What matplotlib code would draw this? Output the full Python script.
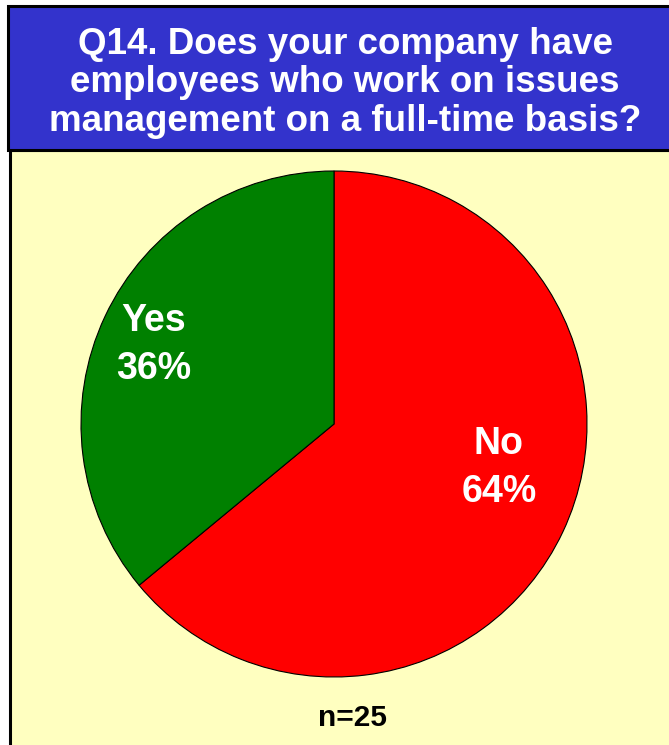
import matplotlib.pyplot as plt
from matplotlib.patches import Rectangle

plt.rcParams['font.family'] = ['Liberation Sans', 'DejaVu Sans']

# survey answers
labels = ["No", "Yes"]
shares = [64, 36]
colors = ["#FF0000", "#008000"]
n_resp = 25
title = "Q14. Does your company have\nemployees who work on issues\nmanagement on a full-time basis?"

W, H = 669, 745
fig = plt.figure(figsize=(W / 100, H / 100), dpi=100)
ax = fig.add_axes([0, 0, 1, 1])
ax.set_xlim(0, W)
ax.set_ylim(0, H)
ax.set_aspect('equal')
ax.axis('off')

# yellow panel and blue header (y measured up from the bottom)
ax.add_patch(Rectangle((10, -10), W + 20, H - 150 + 10, facecolor="#FFFFC0",
                       edgecolor="black", linewidth=2.2, zorder=0))
ax.add_patch(Rectangle((8, H - 150), W + 20, 144, facecolor="#3333CC",
                       edgecolor="black", linewidth=2.2, zorder=1))
ax.text(345, H - 83, title, ha='center', va='center', color='white',
        fontsize=26.5, fontweight='bold', linespacing=1.12, zorder=2)

cx, cy, r = 334, H - 424, 253
wedges, _ = ax.pie(shares, colors=colors, startangle=90, counterclock=False,
                   center=(cx, cy), radius=r,
                   wedgeprops=dict(edgecolor='black', linewidth=0.8))
for w in wedges:
    w.set_zorder(3)
ax.set_xlim(0, W)
ax.set_ylim(0, H)

ax.text(499, H - 468, f"{labels[0]}\n{shares[0]}%", ha='center', va='center',
        color='white', fontsize=27, fontweight='bold', linespacing=1.45, zorder=4)
ax.text(154, H - 345, f"{labels[1]}\n{shares[1]}%", ha='center', va='center',
        color='white', fontsize=27, fontweight='bold', linespacing=1.45, zorder=4)

ax.text(352, H - 718, f"n={n_resp}", ha='center', va='center', color='black',
        fontsize=21.5, fontweight='bold', zorder=4)

fig.savefig("out.png", dpi=100, facecolor='white')
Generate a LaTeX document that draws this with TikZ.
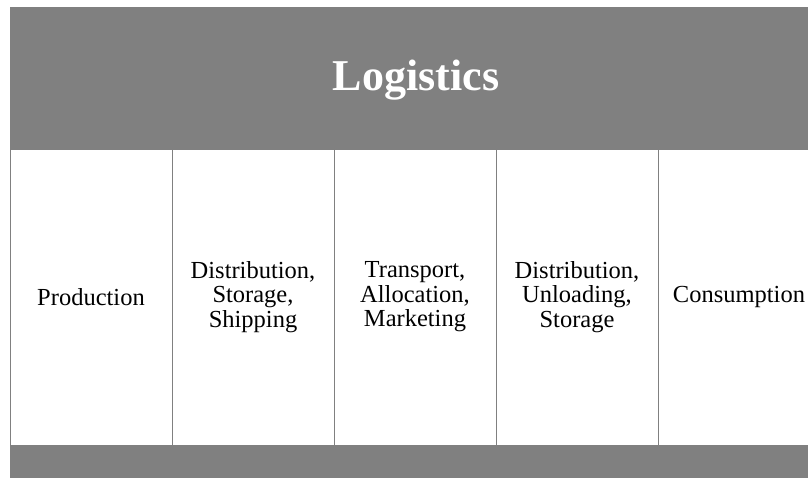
\documentclass[tikz,border=0pt]{standalone}
\usepackage{fontspec}
\setmainfont{Liberation Serif}
\usepackage{tikz}

\begin{document}
\begin{tikzpicture}[x=1pt, y=-1pt,
    stage/.style={align=center, font=\fontsize{24.5}{24.5}\selectfont, inner sep=0pt}]
        \useasboundingbox (0, 0) rectangle (808, 477);
        \clip (0, 0) rectangle (808, 477);

        % header bar
        \fill [gray] (10, 7) rectangle (830, 150);
        \node (title) [text=white, font=\fontsize{44}{50}\selectfont\bfseries]
          at (416, 80) {Logistics};

        % bottom bar
        \fill [gray] (10, 445) rectangle (830, 490);

        % column borders
        \draw [gray, line width=1pt] (10.5, 150) -- (10.5, 445);
        \draw [gray, line width=0.8pt] (172, 150) -- (172, 445);
        \draw [gray, line width=0.8pt] (334, 150) -- (334, 445);
        \draw [gray, line width=0.8pt] (496, 150) -- (496, 445);
        \draw [gray, line width=0.8pt] (658, 150) -- (658, 445);

        % stages
        \node (production) [stage] at (91, 297) {Production};
        \node (shipping) [stage] at (253, 297) {Distribution,\\Storage,\\Shipping};
        \node (marketing) [stage] at (415, 297) {Transport,\\Allocation,\\Marketing};
        \node (storage) [stage] at (577, 297) {Distribution,\\Unloading,\\Storage};
        \node (consumption) [stage] at (739, 297) {Consumption};

      \end{tikzpicture}
\end{document}
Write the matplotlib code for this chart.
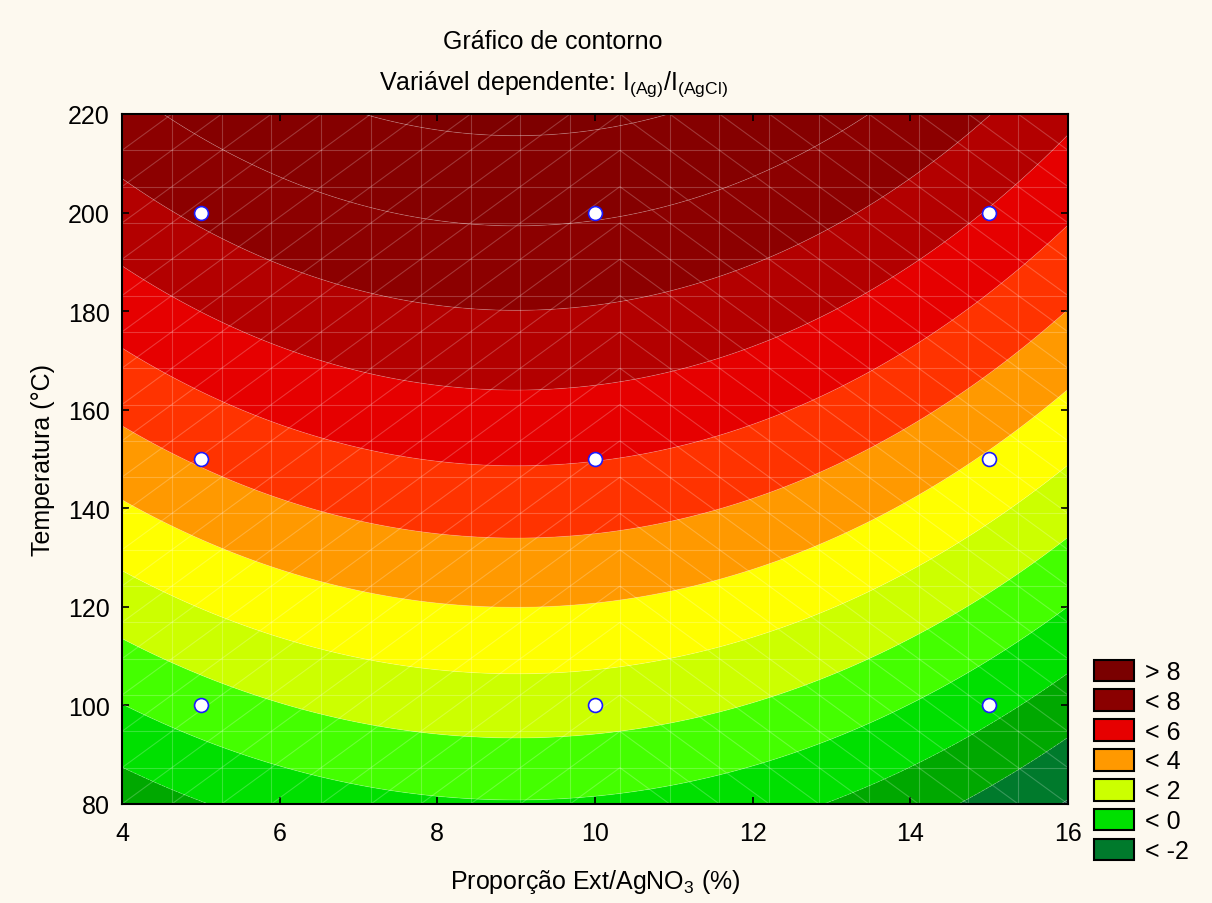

**Exercise details:** Reproduce each line exactly, please, except for any pictures.

**Correct answer:**
What matplotlib code would draw this? Output the full Python script.
import matplotlib.pyplot as plt
from matplotlib.patches import Rectangle

plt.rcParams['font.family'] = ['Liberation Sans', 'DejaVu Sans']

# survey answers
labels = ["No", "Yes"]
shares = [64, 36]
colors = ["#FF0000", "#008000"]
n_resp = 25
title = "Q14. Does your company have\nemployees who work on issues\nmanagement on a full-time basis?"

W, H = 669, 745
fig = plt.figure(figsize=(W / 100, H / 100), dpi=100)
ax = fig.add_axes([0, 0, 1, 1])
ax.set_xlim(0, W)
ax.set_ylim(0, H)
ax.set_aspect('equal')
ax.axis('off')

# yellow panel and blue header (y measured up from the bottom)
ax.add_patch(Rectangle((10, -10), W + 20, H - 150 + 10, facecolor="#FFFFC0",
                       edgecolor="black", linewidth=2.2, zorder=0))
ax.add_patch(Rectangle((8, H - 150), W + 20, 144, facecolor="#3333CC",
                       edgecolor="black", linewidth=2.2, zorder=1))
ax.text(345, H - 83, title, ha='center', va='center', color='white',
        fontsize=26.5, fontweight='bold', linespacing=1.12, zorder=2)

cx, cy, r = 334, H - 424, 253
wedges, _ = ax.pie(shares, colors=colors, startangle=90, counterclock=False,
                   center=(cx, cy), radius=r,
                   wedgeprops=dict(edgecolor='black', linewidth=0.8))
for w in wedges:
    w.set_zorder(3)
ax.set_xlim(0, W)
ax.set_ylim(0, H)

ax.text(499, H - 468, f"{labels[0]}\n{shares[0]}%", ha='center', va='center',
        color='white', fontsize=27, fontweight='bold', linespacing=1.45, zorder=4)
ax.text(154, H - 345, f"{labels[1]}\n{shares[1]}%", ha='center', va='center',
        color='white', fontsize=27, fontweight='bold', linespacing=1.45, zorder=4)

ax.text(352, H - 718, f"n={n_resp}", ha='center', va='center', color='black',
        fontsize=21.5, fontweight='bold', zorder=4)

fig.savefig("out.png", dpi=100, facecolor='white')
Generate a LaTeX document that draws this with TikZ.
\documentclass[tikz,border=0pt]{standalone}
\usepackage{fontspec}
\setmainfont{Liberation Serif}
\usepackage{tikz}

\begin{document}
\begin{tikzpicture}[x=1pt, y=-1pt,
    stage/.style={align=center, font=\fontsize{24.5}{24.5}\selectfont, inner sep=0pt}]
        \useasboundingbox (0, 0) rectangle (808, 477);
        \clip (0, 0) rectangle (808, 477);

        % header bar
        \fill [gray] (10, 7) rectangle (830, 150);
        \node (title) [text=white, font=\fontsize{44}{50}\selectfont\bfseries]
          at (416, 80) {Logistics};

        % bottom bar
        \fill [gray] (10, 445) rectangle (830, 490);

        % column borders
        \draw [gray, line width=1pt] (10.5, 150) -- (10.5, 445);
        \draw [gray, line width=0.8pt] (172, 150) -- (172, 445);
        \draw [gray, line width=0.8pt] (334, 150) -- (334, 445);
        \draw [gray, line width=0.8pt] (496, 150) -- (496, 445);
        \draw [gray, line width=0.8pt] (658, 150) -- (658, 445);

        % stages
        \node (production) [stage] at (91, 297) {Production};
        \node (shipping) [stage] at (253, 297) {Distribution,\\Storage,\\Shipping};
        \node (marketing) [stage] at (415, 297) {Transport,\\Allocation,\\Marketing};
        \node (storage) [stage] at (577, 297) {Distribution,\\Unloading,\\Storage};
        \node (consumption) [stage] at (739, 297) {Consumption};

      \end{tikzpicture}
\end{document}
Write the matplotlib code for this chart.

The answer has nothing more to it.